Case ID: pa-d-c_6/html/0104-01.html
Source: Caselaw Access Project
Author: {"author": "Hassler, J.,", "license": "Public Domain", "url": "https://static.case.law/"}
Date Created: 2024-08-24T03:29:51.129683

Erb v. Eby.
    
      Automobile collision — Suit for damages — Sufficiency of statement.
    
    In an action for damages for injury to plaintiff’s automobile in a collision, a statement is sufficiently specific which avers that the automobile was injured “about the wheels, fenders, engine, radiator and other parts,” and that the plaintiff “was compelled to expend five hundred dollars to repair1 and restore” it.
    Rule for more specific statement. C. P. Lancaster Co., Feb. T., 1924, No. 28.
    
      F. Lyman Windolph, for rule; Charles W. Eaby, contra.
    Oct. 4, 1924.
   Hassler, J.,

The plaintiff’s claim is for injury to his automobile, caused, he says, by the negligence of the defendant. In his statement he alleges that, because of the injury sustained to his automobile through the defendant’s negligence, he “was compelled to expend about $500 to repair and restore said automobile.”
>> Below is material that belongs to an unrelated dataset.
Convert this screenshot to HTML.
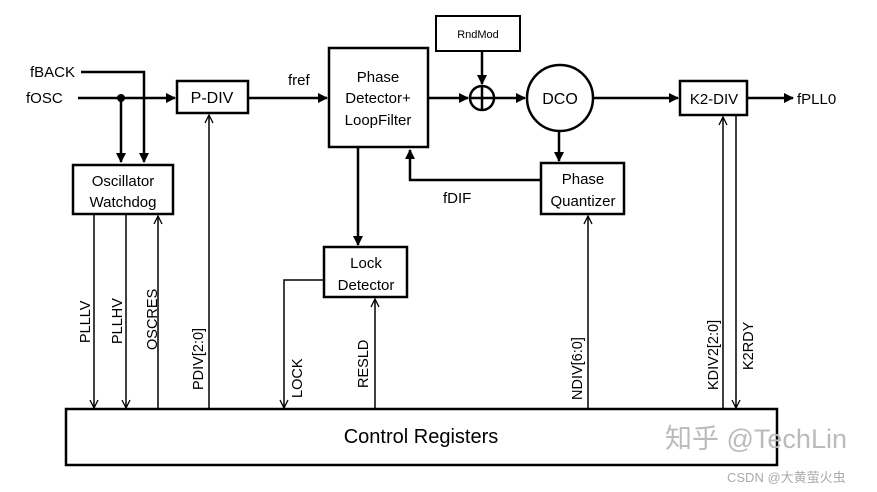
<!DOCTYPE html>
<html><head><meta charset="utf-8"><style>
html,body{margin:0;padding:0;background:#fff;width:877px;height:492px;overflow:hidden}
svg{display:block}
text{font-family:"Liberation Sans","Noto Sans CJK SC",sans-serif;fill:#000}
</style></head><body>
<svg width="877" height="492" viewBox="0 0 877 492">
<defs>
<marker id="a" markerWidth="10" markerHeight="10" refX="9" refY="5" orient="auto" markerUnits="userSpaceOnUse"><path d="M0,0 L10,5 L0,10 z" fill="#000"/></marker>
<marker id="o" markerWidth="10" markerHeight="10" refX="9" refY="5" orient="auto" markerUnits="userSpaceOnUse"><path d="M1,1 L9,5 L1,9" fill="none" stroke="#000" stroke-width="1.3"/></marker>
</defs>
<g fill="none" stroke="#000" stroke-width="2.5">
<rect x="177" y="81" width="71" height="32"/>
<rect x="329" y="48" width="99" height="99"/>
<rect x="73" y="165" width="100" height="49"/>
<rect x="324" y="247" width="83" height="50"/>
<rect x="436" y="16" width="84" height="35" stroke-width="2"/>
<circle cx="482" cy="98" r="12"/>
<circle cx="560" cy="98" r="33"/>
<rect x="680" y="81" width="67" height="34"/>
<rect x="541" y="163" width="83" height="51"/>
<rect x="66" y="409" width="711" height="56"/>
</g>
<g stroke="#000" stroke-width="2.5" fill="none">
<path d="M470 98 H494 M482 86 V110"/>
<path d="M81 72 H144 V162" marker-end="url(#a)"/>
<path d="M78 98 H175" marker-end="url(#a)"/>
<path d="M121 98 V162" marker-end="url(#a)"/>
<path d="M248 98 H327" marker-end="url(#a)"/>
<path d="M428 98 H468" marker-end="url(#a)"/>
<path d="M482 51 V84" marker-end="url(#a)"/>
<path d="M494 98 H525" marker-end="url(#a)"/>
<path d="M593 98 H678" marker-end="url(#a)"/>
<path d="M747 98 H793" marker-end="url(#a)"/>
<path d="M559 131 V161" marker-end="url(#a)"/>
<path d="M358 147 V245" marker-end="url(#a)"/>
<path d="M541 180 H410 V150" marker-end="url(#a)"/>
</g>
<circle cx="121" cy="98" r="4" fill="#000"/>
<g stroke="#000" stroke-width="1.5" fill="none">
<path d="M94 214 V408" marker-end="url(#o)"/>
<path d="M126 214 V408" marker-end="url(#o)"/>
<path d="M158 409 V216" marker-end="url(#o)"/>
<path d="M209 409 V115" marker-end="url(#o)"/>
<path d="M324 280 H284 V408" marker-end="url(#o)"/>
<path d="M375 409 V299" marker-end="url(#o)"/>
<path d="M588 409 V216" marker-end="url(#o)"/>
<path d="M723 409 V117" marker-end="url(#o)"/>
<path d="M736 115 V408" marker-end="url(#o)"/>
</g>
<g font-size="15">
<text x="30" y="77">fBACK</text>
<text x="26" y="103">fOSC</text>
<text x="212" y="103" text-anchor="middle" font-size="16">P-DIV</text>
<text x="288" y="85">fref</text>
<text x="378" y="82" text-anchor="middle">Phase</text>
<text x="378" y="103" text-anchor="middle">Detector+</text>
<text x="378" y="125" text-anchor="middle">LoopFilter</text>
<text x="123" y="186" text-anchor="middle">Oscillator</text>
<text x="123" y="207" text-anchor="middle">Watchdog</text>
<text x="478" y="38" text-anchor="middle" font-size="11">RndMod</text>
<text x="560" y="104" text-anchor="middle" font-size="16">DCO</text>
<text x="714" y="104" text-anchor="middle">K2-DIV</text>
<text x="797" y="104">fPLL0</text>
<text x="583" y="184" text-anchor="middle">Phase</text>
<text x="583" y="206" text-anchor="middle">Quantizer</text>
<text x="443" y="203">fDIF</text>
<text x="366" y="268" text-anchor="middle">Lock</text>
<text x="366" y="290" text-anchor="middle">Detector</text>
<text x="421" y="443" text-anchor="middle" font-size="20">Control Registers</text>
</g>
<g font-size="14.5">
<text transform="translate(90,343) rotate(-90)">PLLLV</text>
<text transform="translate(122,344) rotate(-90)">PLLHV</text>
<text transform="translate(157,350) rotate(-90)">OSCRES</text>
<text transform="translate(203,390) rotate(-90)">PDIV[2:0]</text>
<text transform="translate(302,398) rotate(-90)">LOCK</text>
<text transform="translate(368,388) rotate(-90)">RESLD</text>
<text transform="translate(582,400) rotate(-90)">NDIV[6:0]</text>
<text transform="translate(718,390) rotate(-90)">KDIV2[2:0]</text>
<text transform="translate(753,370) rotate(-90)">K2RDY</text>
</g>
<text x="665" y="448" font-size="27" style="fill:#bbb">知乎 @TechLin</text>
<text x="727" y="482" font-size="13" style="fill:#aaa">CSDN @大黄萤火虫</text>
</svg>
</body></html>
The defendant obtained this rule for a more specific statement for the reasons, as alleged in his petition, that he is without information as to the items making up the amount expended to repair the automobile, and the exact amount expended for that purpose, and that it is necessary for him to know the nature and cost of repairs in order to prepare his defence.

After this rule was granted, the plaintiff amended his statement by striking out the word “about,” so that it now reads, that he “was compelled to expend $500 to repair and restore said automobile.”

The plaintiff in another part of his statement sets forth in what particulars his automobile was damaged, so that we think the amendment of the statement striking out the word “about” makes it sufficiently specific to enable the defendant to know the nature and cost of the repairs and to prepare his defence to the plaintiff's claim.

We, therefore, discharge the rule for a more specific statement.